I propose specifying a function parameter as being pass-by-reference, using the notation “&name” instead of “name”.
The actual argument can be any valid assignment target: a variable, an attribute, a subscript, or even a “&name” in another function.
Any references to “name” in the function (get, assign, delete) will have the same effect as the same references to the actual argument in the caller.
Attributes and subscripts are more involved than simple variables, and so I consider this an optional part of my proposal. I would be pleased to be able to modify a variable by passing it by reference to a function.
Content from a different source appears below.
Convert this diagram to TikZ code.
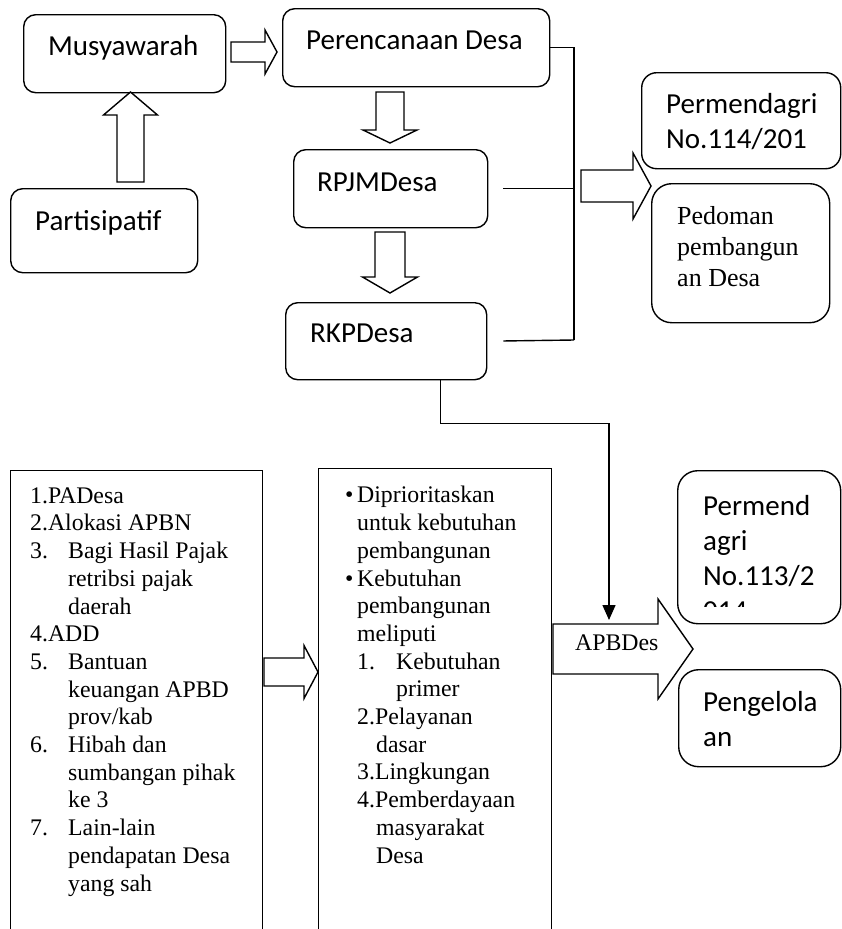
\documentclass[tikz,border=0pt]{standalone}
\usepackage{fontspec}
\setmainfont{Liberation Serif}
\newfontfamily\calibri{Carlito}
\usetikzlibrary{arrows.meta}
% #1 turn, #2 tail, #3 length, #4 half shaft, #5 half head, #6 head length
\newcommand\fatarrow[6]{\draw[fat, shift={(#2)}, rotate=#1] (0,-#4) -- ({#3-#6},-#4) -- ({#3-#6},-#5) -- (#3,0) -- ({#3-#6},#5) -- ({#3-#6},#4) -- (0,#4) -- cycle;}
\begin{document}
\begin{tikzpicture}[x=1pt,y=-1pt]
            \tikzstyle{box}=[draw, line width=1.4pt, rounded corners=12pt, inner sep=0pt, anchor=north west]
            \tikzstyle{listbox}=[draw, line width=1.4pt, inner sep=0pt, anchor=north west]
            \tikzstyle{label}=[inner sep=0pt, anchor=base west, align=left, font=\calibri\fontsize{29}{35}\selectfont]
            \tikzstyle{serif}=[inner sep=0pt, anchor=base west, align=left, font=\fontsize{23.8}{27.7}\selectfont]
            \tikzstyle{fat}=[draw, line width=1.4pt, fill=white, line join=miter]
            \tikzstyle{line}=[line width=1.4pt]

            \useasboundingbox (0,0) rectangle (842,929);

            \node[box, minimum width=202pt, minimum height=78pt] (musy) at (23,14) {};
            \node[box, minimum width=187pt, minimum height=84pt] (part) at (10,188) {};
            \node[box, minimum width=267pt, minimum height=78pt] (peren) at (282,8) {};
            \node[box, minimum width=194pt, minimum height=78pt] (rpjm) at (293,149) {};
            \node[box, minimum width=201pt, minimum height=77pt] (rkp) at (285,302) {};
            \node[box, rounded corners=15pt, minimum width=199pt, minimum height=96pt] (perm) at (641,72) {};
            \node[box, rounded corners=20pt, minimum width=178pt, minimum height=139pt] (pedo) at (651,183) {};
            \node[box, rounded corners=20pt, minimum width=163pt, minimum height=153pt] (permb) at (677,470) {};
            \node[box, rounded corners=20pt, minimum width=162pt, minimum height=97pt] (peng) at (678,669) {};
            \node[listbox, minimum width=252pt, minimum height=480pt] (src) at (10,470) {};
            \node[listbox, minimum width=233pt, minimum height=480pt] (prio) at (318,468) {};

            \node[label] (tmusy) at (48,55) {Musyawarah};
            \node[label] (tpart) at (35,230) {Partisipatif};
            \node[label] (tperen) at (306,49) {Perencanaan Desa};
            \node[label] (trpjm) at (317,191) {RPJMDesa};
            \node[label] (trkp) at (310,342) {RKPDesa};
            \node[label] (tperm) at (666,148) {Permendagri\\No.114/201};
            \node[serif, font=\fontsize{26}{31}\selectfont] (tpedo) at (677,286) {Pedoman\\pembangun\\an Desa};
            \node[label] (tpermb) at (703,585) {Permend\\agri\\No.113/2};
            \begin{scope}
                \clip (680,590) rectangle (830,606);
                \node[label] (tmore) at (703,620) {014};
            \end{scope}
            \node[label] (tpeng) at (703,746) {Pengelola\\an};

            \node[serif] (tsrc) at (30,891) {1.PADesa\\2.Alokasi APBN\\\makebox[38pt][l]{3.}Bagi Hasil Pajak\\\hspace*{38pt}retribsi pajak\\\hspace*{38pt}daerah\\4.ADD\\\makebox[38pt][l]{5.}Bantuan\\\hspace*{38pt}keuangan APBD\\\hspace*{38pt}prov/kab\\\makebox[38pt][l]{6.}Hibah dan\\\hspace*{38pt}sumbangan pihak\\\hspace*{38pt}ke 3\\\makebox[38pt][l]{7.}Lain-lain\\\hspace*{38pt}pendapatan Desa\\\hspace*{38pt}yang sah};
            \node[serif] (tprio) at (345,863) {\makebox[12pt][l]{\textbullet}Diprioritaskan\\\hspace*{12pt}untuk kebutuhan\\\hspace*{12pt}pembangunan\\\makebox[12pt][l]{\textbullet}Kebutuhan\\\hspace*{12pt}pembangunan\\\hspace*{12pt}meliputi\\\hspace*{12pt}\makebox[39pt][l]{1.}Kebutuhan\\\hspace*{51pt}primer\\\hspace*{12pt}2.Pelayanan\\\hspace*{31pt}dasar\\\hspace*{12pt}3.Lingkungan\\\hspace*{12pt}4.Pemberdayaan\\\hspace*{31pt}masyarakat\\\hspace*{31pt}Desa};

            \fatarrow{0}{231,52}{46}{10}{22}{12}
            \fatarrow{90}{130.5,182}{90}{13.5}{27}{23}
            \fatarrow{-90}{390,92}{51}{14}{27}{13}
            \fatarrow{-90}{390,232}{61}{15}{27.5}{16}
            \fatarrow{0}{581,186}{70}{16}{33}{18}
            \fatarrow{0}{264,672}{54}{14}{26.5}{14}
            \fatarrow{0}{553,649}{140}{25}{50}{35}
            \node[serif] (tapb) at (575,650) {APBDes};

            \coordinate (jn) at (574,340);
            \coordinate (hit) at (609,620);
            \draw[line] (peren.east) -| (jn);
            \draw[line, shorten <=15pt] (rpjm.east) -- (rpjm.east -| jn);
            \draw[line, shorten <=16pt] (rkp.east) -- (jn);
            \draw[line, -{Triangle[width=13pt, length=15pt]}] ([xshift=54.5pt]rkp.south) -- ++(0,43) -| (hit);
        \end{tikzpicture}
\end{document}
Here’s an example where I would find this useful, in an interactive session:
>>> from click import edit
>>> def update(s: str, maybe: bool = True) -> str:
... return edit(s) if maybe else s
...
>>> s = "hello"
>>> s = update(s)
>>> s = update(s, maybe=False) # returns and assigns s unchanged
There is extra coding work here. The update() function has to be sure and return a new value in all cases, even if s isn’t changed. And the result of update(s) has to be assigned to s. These are both places where a coding error would be easy to make.
With my proposal, it would look like this:
>>> from click import edit
>>> def update(&s: str, maybe: bool = True) -> None:
... if maybe: s = edit(s)
...
>>> s = "hello"
>>> update(s)
>>> update(s, maybe=False) # No assignment to s
Here the update() function doesn’t have to do anything if it decides no to modify s. And the call to update() doesn’t have to explicitly change s.
Here’s another example which I and many others would find useful.
def safe_delete(&obj: Any) -> None:
try: del obj
except: pass
x = 1
del x
del x # NameError
x = 1
safe_delete(x)
safe_delete(x) # OK
Examples using attribute or subscript targets:
@dataclasses.dataclass
class A:
str s = 'hello'
a = A('foo')
update(a.s)
print(a.s) # new string provided by update()
d = dict(s='foo')
update(d['s'])
print(d['s']) # new string provided by update()
Implementation
In update.__code__:
- s is stored in the frame as a (Cell *) rather than a (PyObject *), as though it were a free variable or a cell variable. There is no MAKE_CELL bytecode
- References to s would use LOAD_DEREF, STORE_DEREF, and DELETE_DEREF bytecodes. s does not appear in update.__closure__.
In the caller:
- The
def update
statement is implemented in the usual way. The parameter s is flagged in the symbol table as CELL | DEF_PARAM | DEF_BOUND, with a new flag DEF_BYREF added. This will prevent emitting a MAKE_CELL bytecode and tell the caller to pass s as a Cell object. - The variable s is flagged as CELL, just as though it were captured as a free variable in some enclosed scope.
- The call to update(s) uses LOAD_CLOSURE to put the Cell for s on the stack as an argument. New bytecodes will be required to put a Cell subtype on the stack for an attribute or subscript target.
Attributes and Subscripts
These entail defining new types in cpython similar to the cell class. They should behave as cell objects, by subtyping the PyCell_Type type. The ob_ref member is reused to point to the object whose attribute or subscript is to be accessed.
PyCell_Check() will will check first for PyCell_Type, then check if the type’s base type is PyCell_Type. This is as fast as currently implemented when the object is a PyCell.
PyCell_Get() and PyCell_Set() will need to do different things for these new types. They will check for PyCell_Type exactly, so they are as fast as currently implemented when the object is a PyCell. When this check fails, it will execute appropriate code for the actual subtype.
The get/set functions for cell_contents will be different for each type, found via the type object.
The PyAttrCell_Type type (or whatever you want to call it), would hold a reference to a name (string). It will get/set/delete the named attribute of the ob_ref, with the usual exceptions.
The PySubscrCell_Type type will hold a reference to a subscript. It will get/set/delete obj_ref[subscript], with the usual exceptions.